For high voltages (>33 kV), it is a usual practice to use suspension type insulators shown in Figure. consist of a number of porcelain discs connected in series by metal links in the form of a string. The conductor is suspended at the bottom end of this string while the other end of the string is secured to the cross-arm of the tower. Each unit or disc is designed for low voltage, say 11 kV. The number of discs in series would obviously depend upon the working voltage. For instance, if the working voltage is 66 kV, then six discs in series will be provided on the string.
Advantages of Suspension type
(i) Suspension type insulators are cheaper than pin type insulators for voltages beyond 33 kV.
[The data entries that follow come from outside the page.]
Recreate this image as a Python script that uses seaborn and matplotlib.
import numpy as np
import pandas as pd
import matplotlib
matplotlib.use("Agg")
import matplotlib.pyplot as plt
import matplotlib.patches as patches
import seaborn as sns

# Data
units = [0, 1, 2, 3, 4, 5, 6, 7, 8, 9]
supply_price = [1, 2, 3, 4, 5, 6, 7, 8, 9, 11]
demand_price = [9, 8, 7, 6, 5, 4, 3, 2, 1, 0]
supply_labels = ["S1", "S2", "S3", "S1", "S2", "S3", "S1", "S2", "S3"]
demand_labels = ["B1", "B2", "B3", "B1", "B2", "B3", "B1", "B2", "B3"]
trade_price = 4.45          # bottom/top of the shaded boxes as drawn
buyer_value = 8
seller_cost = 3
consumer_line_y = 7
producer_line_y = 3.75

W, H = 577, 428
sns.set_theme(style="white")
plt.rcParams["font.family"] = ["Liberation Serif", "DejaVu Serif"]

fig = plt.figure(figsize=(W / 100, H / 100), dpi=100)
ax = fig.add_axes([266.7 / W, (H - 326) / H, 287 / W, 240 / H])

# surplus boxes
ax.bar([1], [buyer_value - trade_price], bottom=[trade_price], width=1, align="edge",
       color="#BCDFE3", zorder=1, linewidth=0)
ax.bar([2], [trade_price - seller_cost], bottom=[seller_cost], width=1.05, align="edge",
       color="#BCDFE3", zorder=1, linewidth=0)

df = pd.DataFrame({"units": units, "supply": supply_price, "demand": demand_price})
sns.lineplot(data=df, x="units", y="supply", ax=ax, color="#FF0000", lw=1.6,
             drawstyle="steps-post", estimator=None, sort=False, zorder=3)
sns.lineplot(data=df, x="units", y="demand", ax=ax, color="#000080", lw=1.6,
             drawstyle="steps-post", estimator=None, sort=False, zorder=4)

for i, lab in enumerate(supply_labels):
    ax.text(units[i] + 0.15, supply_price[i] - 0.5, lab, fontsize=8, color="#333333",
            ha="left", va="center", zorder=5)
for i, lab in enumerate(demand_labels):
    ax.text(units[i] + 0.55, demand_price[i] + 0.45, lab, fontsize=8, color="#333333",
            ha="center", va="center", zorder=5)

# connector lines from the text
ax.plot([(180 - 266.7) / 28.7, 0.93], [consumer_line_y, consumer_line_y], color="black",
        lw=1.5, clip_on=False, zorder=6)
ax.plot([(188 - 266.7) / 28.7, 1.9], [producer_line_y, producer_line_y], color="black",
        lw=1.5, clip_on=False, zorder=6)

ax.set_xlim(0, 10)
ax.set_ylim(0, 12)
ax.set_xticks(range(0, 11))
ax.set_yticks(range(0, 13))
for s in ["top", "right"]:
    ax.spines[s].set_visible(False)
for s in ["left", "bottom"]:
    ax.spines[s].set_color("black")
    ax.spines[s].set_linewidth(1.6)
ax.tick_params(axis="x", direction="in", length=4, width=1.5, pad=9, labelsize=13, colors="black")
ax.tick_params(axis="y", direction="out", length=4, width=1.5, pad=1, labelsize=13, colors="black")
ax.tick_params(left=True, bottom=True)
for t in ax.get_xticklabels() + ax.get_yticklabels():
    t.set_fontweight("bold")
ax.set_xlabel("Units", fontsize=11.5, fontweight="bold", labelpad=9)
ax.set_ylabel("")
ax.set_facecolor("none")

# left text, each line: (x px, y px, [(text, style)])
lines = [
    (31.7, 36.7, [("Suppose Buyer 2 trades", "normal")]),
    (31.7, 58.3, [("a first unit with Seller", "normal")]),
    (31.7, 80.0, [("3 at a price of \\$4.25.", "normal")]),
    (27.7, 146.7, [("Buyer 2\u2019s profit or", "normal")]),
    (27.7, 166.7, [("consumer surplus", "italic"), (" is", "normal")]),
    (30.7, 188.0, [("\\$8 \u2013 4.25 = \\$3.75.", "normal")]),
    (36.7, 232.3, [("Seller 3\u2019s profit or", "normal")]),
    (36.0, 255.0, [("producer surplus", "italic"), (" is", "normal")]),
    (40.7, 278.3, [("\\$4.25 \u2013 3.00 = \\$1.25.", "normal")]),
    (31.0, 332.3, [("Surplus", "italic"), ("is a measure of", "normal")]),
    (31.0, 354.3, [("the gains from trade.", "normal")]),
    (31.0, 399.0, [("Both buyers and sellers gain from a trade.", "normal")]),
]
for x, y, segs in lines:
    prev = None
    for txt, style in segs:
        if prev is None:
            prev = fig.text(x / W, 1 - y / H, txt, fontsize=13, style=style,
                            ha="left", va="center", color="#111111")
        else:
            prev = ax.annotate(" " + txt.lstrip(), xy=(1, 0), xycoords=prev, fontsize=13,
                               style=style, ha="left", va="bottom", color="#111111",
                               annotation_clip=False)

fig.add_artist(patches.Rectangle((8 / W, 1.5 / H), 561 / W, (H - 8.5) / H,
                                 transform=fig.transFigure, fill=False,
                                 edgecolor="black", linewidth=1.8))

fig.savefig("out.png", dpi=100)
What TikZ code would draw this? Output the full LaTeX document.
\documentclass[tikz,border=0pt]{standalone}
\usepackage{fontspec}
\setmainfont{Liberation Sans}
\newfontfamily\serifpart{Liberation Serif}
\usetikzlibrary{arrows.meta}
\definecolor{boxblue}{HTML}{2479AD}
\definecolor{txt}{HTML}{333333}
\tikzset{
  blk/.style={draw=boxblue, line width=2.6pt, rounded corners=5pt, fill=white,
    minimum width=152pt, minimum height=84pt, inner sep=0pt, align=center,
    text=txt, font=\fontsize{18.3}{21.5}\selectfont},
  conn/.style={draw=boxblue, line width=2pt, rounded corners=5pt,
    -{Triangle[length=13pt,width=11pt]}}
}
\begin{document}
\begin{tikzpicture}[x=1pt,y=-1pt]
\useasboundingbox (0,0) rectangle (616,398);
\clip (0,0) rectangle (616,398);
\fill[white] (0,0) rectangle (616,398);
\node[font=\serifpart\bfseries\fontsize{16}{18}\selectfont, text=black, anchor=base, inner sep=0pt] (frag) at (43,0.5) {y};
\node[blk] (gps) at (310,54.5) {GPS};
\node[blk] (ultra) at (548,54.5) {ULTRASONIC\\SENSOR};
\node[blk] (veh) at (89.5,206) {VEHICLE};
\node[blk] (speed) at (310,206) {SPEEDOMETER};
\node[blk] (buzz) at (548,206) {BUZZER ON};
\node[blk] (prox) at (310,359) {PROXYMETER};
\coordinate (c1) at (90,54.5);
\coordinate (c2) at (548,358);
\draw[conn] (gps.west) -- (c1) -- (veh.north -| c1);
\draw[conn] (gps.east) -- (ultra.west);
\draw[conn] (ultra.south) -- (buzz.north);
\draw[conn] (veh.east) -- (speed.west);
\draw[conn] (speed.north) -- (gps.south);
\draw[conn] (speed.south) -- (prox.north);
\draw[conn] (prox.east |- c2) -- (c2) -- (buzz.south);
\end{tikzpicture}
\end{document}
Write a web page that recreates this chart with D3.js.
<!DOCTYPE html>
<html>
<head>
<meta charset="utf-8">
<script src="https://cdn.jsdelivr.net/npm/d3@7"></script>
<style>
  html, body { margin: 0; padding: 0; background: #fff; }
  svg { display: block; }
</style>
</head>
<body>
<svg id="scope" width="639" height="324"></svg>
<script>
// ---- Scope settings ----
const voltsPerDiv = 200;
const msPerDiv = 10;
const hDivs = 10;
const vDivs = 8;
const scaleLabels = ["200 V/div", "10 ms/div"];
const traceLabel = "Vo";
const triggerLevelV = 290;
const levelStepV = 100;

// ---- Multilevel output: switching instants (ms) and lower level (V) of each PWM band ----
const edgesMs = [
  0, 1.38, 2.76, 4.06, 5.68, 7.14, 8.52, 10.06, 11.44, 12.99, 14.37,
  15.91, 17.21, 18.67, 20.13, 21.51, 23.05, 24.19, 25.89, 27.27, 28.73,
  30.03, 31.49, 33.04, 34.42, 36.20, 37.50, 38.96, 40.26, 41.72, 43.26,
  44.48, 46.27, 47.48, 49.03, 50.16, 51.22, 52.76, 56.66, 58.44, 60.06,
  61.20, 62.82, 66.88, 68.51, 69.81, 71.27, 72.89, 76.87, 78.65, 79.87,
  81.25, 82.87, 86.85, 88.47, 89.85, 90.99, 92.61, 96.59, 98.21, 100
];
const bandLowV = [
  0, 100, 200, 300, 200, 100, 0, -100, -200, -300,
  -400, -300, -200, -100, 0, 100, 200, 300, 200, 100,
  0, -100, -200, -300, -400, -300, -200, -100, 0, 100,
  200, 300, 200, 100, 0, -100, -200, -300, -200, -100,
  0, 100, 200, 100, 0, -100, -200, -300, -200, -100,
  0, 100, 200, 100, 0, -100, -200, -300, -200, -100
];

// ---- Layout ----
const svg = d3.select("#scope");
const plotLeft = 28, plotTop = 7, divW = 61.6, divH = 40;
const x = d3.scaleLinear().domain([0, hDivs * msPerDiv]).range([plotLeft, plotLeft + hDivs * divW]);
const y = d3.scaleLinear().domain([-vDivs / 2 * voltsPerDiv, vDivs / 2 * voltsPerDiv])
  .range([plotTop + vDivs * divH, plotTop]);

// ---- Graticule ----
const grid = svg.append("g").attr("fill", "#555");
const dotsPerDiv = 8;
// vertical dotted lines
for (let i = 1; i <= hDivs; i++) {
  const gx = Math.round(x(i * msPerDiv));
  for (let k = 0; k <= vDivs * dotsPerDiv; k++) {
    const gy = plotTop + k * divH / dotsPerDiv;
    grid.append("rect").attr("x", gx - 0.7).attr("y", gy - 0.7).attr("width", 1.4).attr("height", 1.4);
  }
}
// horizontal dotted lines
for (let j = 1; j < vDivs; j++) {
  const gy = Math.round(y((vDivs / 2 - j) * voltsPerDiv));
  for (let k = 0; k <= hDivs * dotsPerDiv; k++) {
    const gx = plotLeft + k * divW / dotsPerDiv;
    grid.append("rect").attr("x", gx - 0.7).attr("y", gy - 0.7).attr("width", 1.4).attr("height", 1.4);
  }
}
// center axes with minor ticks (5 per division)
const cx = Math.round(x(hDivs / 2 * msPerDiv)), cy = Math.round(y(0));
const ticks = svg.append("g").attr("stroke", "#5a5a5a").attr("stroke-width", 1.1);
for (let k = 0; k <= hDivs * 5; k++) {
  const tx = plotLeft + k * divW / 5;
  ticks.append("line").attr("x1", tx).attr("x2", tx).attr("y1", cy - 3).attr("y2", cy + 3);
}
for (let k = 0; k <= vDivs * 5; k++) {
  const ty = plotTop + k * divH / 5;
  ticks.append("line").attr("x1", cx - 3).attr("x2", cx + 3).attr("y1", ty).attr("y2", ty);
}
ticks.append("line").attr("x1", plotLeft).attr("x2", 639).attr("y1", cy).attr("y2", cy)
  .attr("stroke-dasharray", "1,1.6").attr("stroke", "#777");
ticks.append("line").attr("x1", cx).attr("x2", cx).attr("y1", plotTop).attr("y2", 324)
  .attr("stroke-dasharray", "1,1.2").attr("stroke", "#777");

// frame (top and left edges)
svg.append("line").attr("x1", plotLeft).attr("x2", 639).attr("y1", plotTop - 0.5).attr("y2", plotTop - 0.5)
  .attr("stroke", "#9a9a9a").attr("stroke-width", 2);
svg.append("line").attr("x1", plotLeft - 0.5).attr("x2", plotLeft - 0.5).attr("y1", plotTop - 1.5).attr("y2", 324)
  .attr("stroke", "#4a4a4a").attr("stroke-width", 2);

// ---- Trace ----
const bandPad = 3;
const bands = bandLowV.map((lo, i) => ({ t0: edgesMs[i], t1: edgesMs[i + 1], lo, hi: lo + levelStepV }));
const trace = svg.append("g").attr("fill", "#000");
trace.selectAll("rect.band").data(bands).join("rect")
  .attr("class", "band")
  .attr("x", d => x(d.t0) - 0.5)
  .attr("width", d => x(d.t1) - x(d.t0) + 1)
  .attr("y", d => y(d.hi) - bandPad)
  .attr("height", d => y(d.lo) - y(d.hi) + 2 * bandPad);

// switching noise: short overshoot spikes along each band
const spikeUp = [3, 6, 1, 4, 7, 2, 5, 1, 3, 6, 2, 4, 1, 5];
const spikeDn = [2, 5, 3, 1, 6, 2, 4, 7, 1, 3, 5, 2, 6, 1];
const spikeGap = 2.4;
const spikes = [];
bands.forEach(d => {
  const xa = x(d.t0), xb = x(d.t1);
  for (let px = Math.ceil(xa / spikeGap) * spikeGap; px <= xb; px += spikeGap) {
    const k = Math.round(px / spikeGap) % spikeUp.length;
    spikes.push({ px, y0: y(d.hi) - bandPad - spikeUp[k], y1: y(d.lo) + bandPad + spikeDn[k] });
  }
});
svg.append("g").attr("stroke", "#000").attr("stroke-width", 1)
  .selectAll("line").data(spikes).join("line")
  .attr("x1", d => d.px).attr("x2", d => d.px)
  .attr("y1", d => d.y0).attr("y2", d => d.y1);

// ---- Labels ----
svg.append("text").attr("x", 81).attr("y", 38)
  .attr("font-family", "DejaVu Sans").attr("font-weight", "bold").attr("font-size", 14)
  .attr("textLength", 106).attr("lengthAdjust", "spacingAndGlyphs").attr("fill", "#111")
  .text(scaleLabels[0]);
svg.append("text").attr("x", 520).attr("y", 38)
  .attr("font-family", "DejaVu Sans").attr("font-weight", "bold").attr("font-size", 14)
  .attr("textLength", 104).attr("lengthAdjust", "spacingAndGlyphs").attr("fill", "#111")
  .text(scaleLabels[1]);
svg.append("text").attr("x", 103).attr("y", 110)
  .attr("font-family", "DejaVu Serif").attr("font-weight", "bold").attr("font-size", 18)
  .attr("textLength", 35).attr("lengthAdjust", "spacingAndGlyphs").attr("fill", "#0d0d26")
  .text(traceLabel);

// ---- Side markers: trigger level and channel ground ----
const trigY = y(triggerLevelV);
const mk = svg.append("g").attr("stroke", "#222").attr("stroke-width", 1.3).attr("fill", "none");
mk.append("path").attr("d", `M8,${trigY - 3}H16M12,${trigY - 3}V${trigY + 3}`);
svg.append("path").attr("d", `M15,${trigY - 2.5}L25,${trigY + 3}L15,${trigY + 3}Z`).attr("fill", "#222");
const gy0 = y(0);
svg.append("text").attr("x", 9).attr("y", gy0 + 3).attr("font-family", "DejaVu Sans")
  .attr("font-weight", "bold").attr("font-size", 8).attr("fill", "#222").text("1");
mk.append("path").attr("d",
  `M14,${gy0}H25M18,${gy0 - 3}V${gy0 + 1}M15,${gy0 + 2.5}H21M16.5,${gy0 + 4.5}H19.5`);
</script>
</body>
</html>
(ii) Each unit or disc of suspension type insulator is designed for low voltage, usually 11 kV. Depending upon the working voltage, the desired number of discs can be connected in series.
(iii) If any one disc is damaged, the whole string does not become useless because the damaged disc can be replaced by the sound one.
(iv)The suspension arrangement provides greater flexibility to the line. The connection at the cross arm is such that insulator string is free to swing in any direction and can take up the position where mechanical stresses are minimum.
(v) In case of increased demand on the transmission line, it is found more satisfactory to supply the greater demand by raising the line voltage than to provide another set of conductors. The additional insulation required for the raised voltage can be easily obtained in the suspension arrangement by adding the desired number of discs.
(vi)The suspension type insulators are generally used with steel towers. As the conductors run below the earthed cross-arm of the tower, therefore, this arrangement provides partial protection from lightning.